Collected material:
────────────────────────────────────────
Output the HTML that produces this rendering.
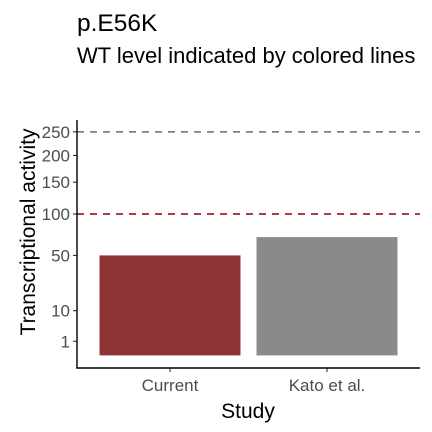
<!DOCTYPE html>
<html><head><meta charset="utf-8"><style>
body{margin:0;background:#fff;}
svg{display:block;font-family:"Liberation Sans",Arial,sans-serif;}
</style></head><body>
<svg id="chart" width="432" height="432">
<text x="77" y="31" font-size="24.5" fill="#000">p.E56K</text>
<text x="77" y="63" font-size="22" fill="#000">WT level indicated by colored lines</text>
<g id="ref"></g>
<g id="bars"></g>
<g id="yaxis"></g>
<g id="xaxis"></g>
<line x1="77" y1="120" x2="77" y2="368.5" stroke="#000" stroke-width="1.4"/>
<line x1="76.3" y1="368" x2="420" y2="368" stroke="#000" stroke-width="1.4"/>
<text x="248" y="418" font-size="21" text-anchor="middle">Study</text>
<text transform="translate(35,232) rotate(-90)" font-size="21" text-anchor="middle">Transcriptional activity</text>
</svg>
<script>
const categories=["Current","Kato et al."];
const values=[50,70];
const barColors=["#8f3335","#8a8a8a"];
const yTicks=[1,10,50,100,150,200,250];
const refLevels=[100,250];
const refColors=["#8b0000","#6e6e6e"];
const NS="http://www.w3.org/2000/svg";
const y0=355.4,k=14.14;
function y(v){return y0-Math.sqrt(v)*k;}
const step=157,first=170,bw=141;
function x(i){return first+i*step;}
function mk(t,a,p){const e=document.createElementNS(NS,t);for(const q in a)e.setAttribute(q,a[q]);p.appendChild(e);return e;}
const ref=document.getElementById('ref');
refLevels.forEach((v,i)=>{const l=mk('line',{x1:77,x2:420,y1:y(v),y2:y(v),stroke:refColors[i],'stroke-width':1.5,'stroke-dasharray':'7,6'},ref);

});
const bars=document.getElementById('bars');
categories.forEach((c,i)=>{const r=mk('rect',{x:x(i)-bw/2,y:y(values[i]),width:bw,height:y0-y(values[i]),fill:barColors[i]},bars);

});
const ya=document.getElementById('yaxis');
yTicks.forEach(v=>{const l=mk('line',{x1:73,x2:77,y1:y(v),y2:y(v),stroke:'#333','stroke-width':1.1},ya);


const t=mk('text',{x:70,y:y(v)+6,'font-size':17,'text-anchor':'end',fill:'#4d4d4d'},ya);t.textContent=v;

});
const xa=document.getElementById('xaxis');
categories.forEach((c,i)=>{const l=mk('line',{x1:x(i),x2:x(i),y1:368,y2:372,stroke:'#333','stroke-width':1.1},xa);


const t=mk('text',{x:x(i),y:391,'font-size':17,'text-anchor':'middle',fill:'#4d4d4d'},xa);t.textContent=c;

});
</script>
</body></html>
────────────────────────────────────────
Instruction:
Every line above should be repeated exactly; pictures stay out of the copy.

Solution for this task:
Output the HTML that produces this rendering.
<!DOCTYPE html>
<html><head><meta charset="utf-8"><style>
body{margin:0;background:#fff;}
svg{display:block;font-family:"Liberation Sans",Arial,sans-serif;}
</style></head><body>
<svg id="chart" width="432" height="432">
<text x="77" y="31" font-size="24.5" fill="#000">p.E56K</text>
<text x="77" y="63" font-size="22" fill="#000">WT level indicated by colored lines</text>
<g id="ref"></g>
<g id="bars"></g>
<g id="yaxis"></g>
<g id="xaxis"></g>
<line x1="77" y1="120" x2="77" y2="368.5" stroke="#000" stroke-width="1.4"/>
<line x1="76.3" y1="368" x2="420" y2="368" stroke="#000" stroke-width="1.4"/>
<text x="248" y="418" font-size="21" text-anchor="middle">Study</text>
<text transform="translate(35,232) rotate(-90)" font-size="21" text-anchor="middle">Transcriptional activity</text>
</svg>
<script>
const categories=["Current","Kato et al."];
const values=[50,70];
const barColors=["#8f3335","#8a8a8a"];
const yTicks=[1,10,50,100,150,200,250];
const refLevels=[100,250];
const refColors=["#8b0000","#6e6e6e"];
const NS="http://www.w3.org/2000/svg";
const y0=355.4,k=14.14;
function y(v){return y0-Math.sqrt(v)*k;}
const step=157,first=170,bw=141;
function x(i){return first+i*step;}
function mk(t,a,p){const e=document.createElementNS(NS,t);for(const q in a)e.setAttribute(q,a[q]);p.appendChild(e);return e;}
const ref=document.getElementById('ref');
refLevels.forEach((v,i)=>{const l=mk('line',{x1:77,x2:420,y1:y(v),y2:y(v),stroke:refColors[i],'stroke-width':1.5,'stroke-dasharray':'7,6'},ref);

});
const bars=document.getElementById('bars');
categories.forEach((c,i)=>{const r=mk('rect',{x:x(i)-bw/2,y:y(values[i]),width:bw,height:y0-y(values[i]),fill:barColors[i]},bars);

});
const ya=document.getElementById('yaxis');
yTicks.forEach(v=>{const l=mk('line',{x1:73,x2:77,y1:y(v),y2:y(v),stroke:'#333','stroke-width':1.1},ya);


const t=mk('text',{x:70,y:y(v)+6,'font-size':17,'text-anchor':'end',fill:'#4d4d4d'},ya);t.textContent=v;

});
const xa=document.getElementById('xaxis');
categories.forEach((c,i)=>{const l=mk('line',{x1:x(i),x2:x(i),y1:368,y2:372,stroke:'#333','stroke-width':1.1},xa);


const t=mk('text',{x:x(i),y:391,'font-size':17,'text-anchor':'middle',fill:'#4d4d4d'},xa);t.textContent=c;

});
</script>
</body></html>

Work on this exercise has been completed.